View Full Version : Plank Widths

Paul Wild
03-12-2002, 10:48 AM

I just received my plans for a 95% Ness Yawl from Iain Oughtred. I have his Clinker Plywood manual too. I am sort of looking over the plans right now and trying to get a feel for some of the details. One thing that is not plainly obvious to me right now is how you determine the widths of the planks that you must cut.
I have half breadth and offset measurements, but I understand that those give the beam of the boat at the various stations. When I'm ready to cut the planks, how do I know how big to cut them? I was expecting a table of offsets for each plank, kinda like when building a S&G kayak.
Your advice is appreciated,



dale o
03-12-2002, 10:56 AM
Read the Clinker Plywood Boatbuilding Manual. After you set up the moulds on the building frame, each plank is measured out and custom fit, using a pattern. There are no drawings of each individual plank.

Don Maurer
03-12-2002, 11:22 AM
You can get some idea of how wide the planks are by looking at the mould sections. Usually section 4 or 5 will be the widest. This does not take into account any curvature in the planks, which can be considerable. Starting with the garboard, the plank should be a couple of inches wider than the widest section on the moulds. From there, the planks very roughly follow the curve of the plank before it. Add a couple of inches to the width of each one. You can use this method for material estimation, but you really need to spile each plank or make a pattern as described in Iain's book or Ultralight BoatBuilding by Thomas Hill to get the correct shape.

[ 03-12-2002, 02:44 PM: Message edited by: Don Maurer ]

03-12-2002, 12:08 PM

I am sitting at my desk, Iain's Design Catalog in one hand and check book in the other ready to order plans for the J II Yawl (a.k.a. 95% Ness Yawl).

You are the first person I have heard of who has actually mentioned having plans and building this boat.

I expect to use the boat primarily for solo beach cruising. Do the actual plans make the boat look as good (with the 6 strakes/side) as I imagine? By the way, there are 4 photos of the J II under construction at Duck Flats Wooden Boats web page.

Please keep me posted on your progress. I will be in Ohio in June and probably again in October. I would really like to see your boat if that is possible.

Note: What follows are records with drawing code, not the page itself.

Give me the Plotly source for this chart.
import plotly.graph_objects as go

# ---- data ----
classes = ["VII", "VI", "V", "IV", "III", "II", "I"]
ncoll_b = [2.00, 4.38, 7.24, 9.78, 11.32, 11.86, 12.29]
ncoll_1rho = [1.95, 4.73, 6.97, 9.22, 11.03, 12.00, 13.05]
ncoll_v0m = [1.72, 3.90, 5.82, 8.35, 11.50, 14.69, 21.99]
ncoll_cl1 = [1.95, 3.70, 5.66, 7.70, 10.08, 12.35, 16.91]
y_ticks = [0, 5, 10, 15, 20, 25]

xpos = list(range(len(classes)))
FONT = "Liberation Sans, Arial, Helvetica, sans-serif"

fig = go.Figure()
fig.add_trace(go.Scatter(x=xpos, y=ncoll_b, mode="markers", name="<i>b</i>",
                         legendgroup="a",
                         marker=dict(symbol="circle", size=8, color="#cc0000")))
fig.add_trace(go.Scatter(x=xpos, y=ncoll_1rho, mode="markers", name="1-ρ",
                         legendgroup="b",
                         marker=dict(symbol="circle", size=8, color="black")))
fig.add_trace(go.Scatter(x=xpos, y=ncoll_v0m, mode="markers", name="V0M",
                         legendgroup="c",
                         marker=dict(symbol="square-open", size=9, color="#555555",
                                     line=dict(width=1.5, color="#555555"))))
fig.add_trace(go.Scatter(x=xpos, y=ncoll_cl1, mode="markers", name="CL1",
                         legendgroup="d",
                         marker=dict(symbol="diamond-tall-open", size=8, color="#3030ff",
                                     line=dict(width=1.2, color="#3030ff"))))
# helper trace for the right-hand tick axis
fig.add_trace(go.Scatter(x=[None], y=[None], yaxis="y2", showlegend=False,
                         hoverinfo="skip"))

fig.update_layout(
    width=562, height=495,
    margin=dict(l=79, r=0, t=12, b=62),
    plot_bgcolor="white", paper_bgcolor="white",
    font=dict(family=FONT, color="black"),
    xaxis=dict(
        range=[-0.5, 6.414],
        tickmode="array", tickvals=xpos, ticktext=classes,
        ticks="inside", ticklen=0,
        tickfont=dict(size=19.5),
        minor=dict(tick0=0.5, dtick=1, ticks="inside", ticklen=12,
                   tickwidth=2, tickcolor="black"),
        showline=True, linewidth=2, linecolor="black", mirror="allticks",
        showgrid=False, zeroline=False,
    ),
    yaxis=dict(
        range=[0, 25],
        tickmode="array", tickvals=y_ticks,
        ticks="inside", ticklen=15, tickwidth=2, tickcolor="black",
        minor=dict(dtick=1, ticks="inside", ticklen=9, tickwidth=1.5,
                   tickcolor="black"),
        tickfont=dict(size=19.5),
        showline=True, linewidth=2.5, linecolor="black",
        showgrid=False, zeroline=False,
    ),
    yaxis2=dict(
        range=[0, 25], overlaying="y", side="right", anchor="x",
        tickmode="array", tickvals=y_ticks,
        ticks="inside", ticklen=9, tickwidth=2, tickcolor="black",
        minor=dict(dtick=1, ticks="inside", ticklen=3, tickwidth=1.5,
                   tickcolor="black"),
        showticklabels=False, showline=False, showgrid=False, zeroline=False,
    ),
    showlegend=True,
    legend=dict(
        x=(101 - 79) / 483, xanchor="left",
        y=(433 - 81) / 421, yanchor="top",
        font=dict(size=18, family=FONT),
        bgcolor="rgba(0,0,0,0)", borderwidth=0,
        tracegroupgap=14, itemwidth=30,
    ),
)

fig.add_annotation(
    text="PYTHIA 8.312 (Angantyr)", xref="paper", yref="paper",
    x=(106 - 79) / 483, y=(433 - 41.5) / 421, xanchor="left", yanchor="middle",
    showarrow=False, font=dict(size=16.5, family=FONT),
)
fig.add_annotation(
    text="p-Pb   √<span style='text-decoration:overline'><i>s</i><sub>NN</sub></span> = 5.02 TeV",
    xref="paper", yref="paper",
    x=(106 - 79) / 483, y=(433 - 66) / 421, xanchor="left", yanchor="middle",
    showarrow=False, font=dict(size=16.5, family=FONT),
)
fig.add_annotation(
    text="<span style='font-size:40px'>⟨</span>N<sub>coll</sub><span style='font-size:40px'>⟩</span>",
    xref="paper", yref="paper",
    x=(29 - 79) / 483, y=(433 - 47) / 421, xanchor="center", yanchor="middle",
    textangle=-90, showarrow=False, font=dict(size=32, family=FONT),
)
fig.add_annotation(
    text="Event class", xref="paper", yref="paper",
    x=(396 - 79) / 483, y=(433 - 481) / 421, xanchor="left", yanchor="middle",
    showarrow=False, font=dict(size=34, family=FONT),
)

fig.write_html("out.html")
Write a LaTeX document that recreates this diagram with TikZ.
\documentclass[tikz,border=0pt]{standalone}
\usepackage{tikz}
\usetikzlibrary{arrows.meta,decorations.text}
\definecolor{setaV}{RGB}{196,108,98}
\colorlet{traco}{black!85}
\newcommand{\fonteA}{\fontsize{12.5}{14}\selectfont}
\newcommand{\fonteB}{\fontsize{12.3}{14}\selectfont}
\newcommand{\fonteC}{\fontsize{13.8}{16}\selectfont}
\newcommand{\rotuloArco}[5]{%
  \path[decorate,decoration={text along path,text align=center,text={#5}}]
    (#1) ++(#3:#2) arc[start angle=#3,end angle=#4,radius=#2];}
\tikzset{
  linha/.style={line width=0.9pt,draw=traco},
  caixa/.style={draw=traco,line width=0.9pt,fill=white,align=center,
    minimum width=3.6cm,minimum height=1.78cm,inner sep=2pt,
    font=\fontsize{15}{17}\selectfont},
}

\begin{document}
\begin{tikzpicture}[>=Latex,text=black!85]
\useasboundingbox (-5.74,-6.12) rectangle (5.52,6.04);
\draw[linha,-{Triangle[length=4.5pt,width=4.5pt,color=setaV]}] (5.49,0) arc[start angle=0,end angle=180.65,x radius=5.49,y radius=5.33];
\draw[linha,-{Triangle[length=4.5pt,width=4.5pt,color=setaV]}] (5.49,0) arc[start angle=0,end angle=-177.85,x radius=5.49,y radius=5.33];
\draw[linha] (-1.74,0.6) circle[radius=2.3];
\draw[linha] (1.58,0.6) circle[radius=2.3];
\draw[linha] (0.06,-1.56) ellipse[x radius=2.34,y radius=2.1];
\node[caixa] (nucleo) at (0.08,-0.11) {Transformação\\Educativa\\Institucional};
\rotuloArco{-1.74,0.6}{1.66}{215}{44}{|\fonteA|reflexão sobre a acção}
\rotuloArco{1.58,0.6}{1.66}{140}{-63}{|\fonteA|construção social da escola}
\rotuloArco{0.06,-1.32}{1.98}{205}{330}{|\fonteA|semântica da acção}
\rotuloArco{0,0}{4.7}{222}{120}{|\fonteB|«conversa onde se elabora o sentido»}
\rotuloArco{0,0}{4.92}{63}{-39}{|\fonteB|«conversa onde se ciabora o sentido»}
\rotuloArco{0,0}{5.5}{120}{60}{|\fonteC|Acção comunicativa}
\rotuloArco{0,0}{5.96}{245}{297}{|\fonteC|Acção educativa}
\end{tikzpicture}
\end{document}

Thanks in advance for any information you may be able to provide.


03-13-2002, 06:52 AM
Hi Paul. I want to second the recommendation of Oughtred's and Tom Hill's books. But I wouldn't use Tom Hill's ribband method on the Ness Yawl. I built the hull for my Whilly Boat using this method and I had to add four extra station molds to get the ribbands to conform to the shape of the boat. Oughtred mentions this problem in his book (which I got too late, hence the warning). You'll see what I mean when/if you get the books.